Bofar, a wholesaler-exporter, which does not sell any products in Belgium, but sells only to importers in other Member States of the EU, was faced with the discontinuation or drastic decrease in deliveries by a number of pharmaceutical companies (Alcon-Couvreur, AstraZeneca, Bayer, Biogen Idec Belgium, Boehringer Inghelheim, Bristol Myers Squibb Belgium, Janssens-Cilag Belgium, Pfizer and Serono Benelux).
As a result, it lodged a complaint with the Competition Prosecutors for alleged concerted practices between those companies to eliminate parallel trade as well as for an alleged abuse of dominance in the form of a refusal to supply. Bofar requested interim measures (combined with a penalty payment) ordering the companies to continue supplies at least in proportion to the volumes that had been supplied in the past.
Under Belgian competition law, interim measures can only be imposed if the complainant has a direct and immediate interest; a prima facie infringement of the Competition Act is established; and there is an urgent need to avert a situation that could cause serious, imminent and irreparable harm to the company whose interest is affected.
The Competition Prosecutor ruled that the existence of a prima facie infringement was not established. As far as the alleged concerted practices are concerned, the Prosecutor, drawing upon European case law, held that the parallel behaviour of the pharmaceutical companies could not be qualified as concerted practices due to the fact that their respective methods of supplying exporters differed in a significant way and were introduced separately over a very long time span (2001-2007).

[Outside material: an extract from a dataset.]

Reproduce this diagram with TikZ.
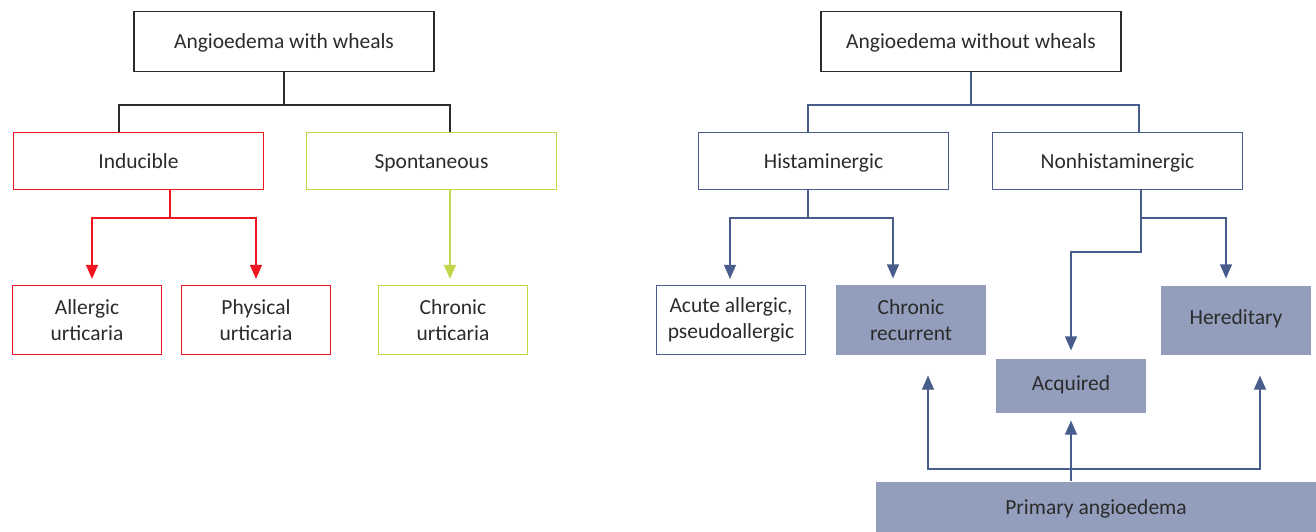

As to the alleged abuse of dominance, the Prosecutor first recalled that a mere refusal to supply is not sufficient to conclude to a violation of competition law as proof of the dominant company’s aim to exclude actual or potential competitors and to reinforce its own market position is also required, as well as the absence of an objective justification. The Prosecutor then analysed the global economic context. He first explained that Bofar, which is not active on the Belgian market, does not have any public service obligation in the form of minimum stock requirements and only buys products with significant price differences compared to other countries. Furthermore, the Prosecutor emphasised that the market for pharmaceutical products is characterised by price regulation in light of national consumption as well as the budgetary balance of the health insurance system and that a correct application of competition law requires the utmost attention to existing price regulations in force. Therefore, by drawing upon the conclusions of Advocate General Jacobs in the Syfait case, the Prosecutor ruled in its decision of 26 March 2008 that a company which, in light of the protection of its commercial interests, refuses to sell products that are subject to price regulation to a company that does not have selling activities on the Belgian market, cannot be qualified as an abuse.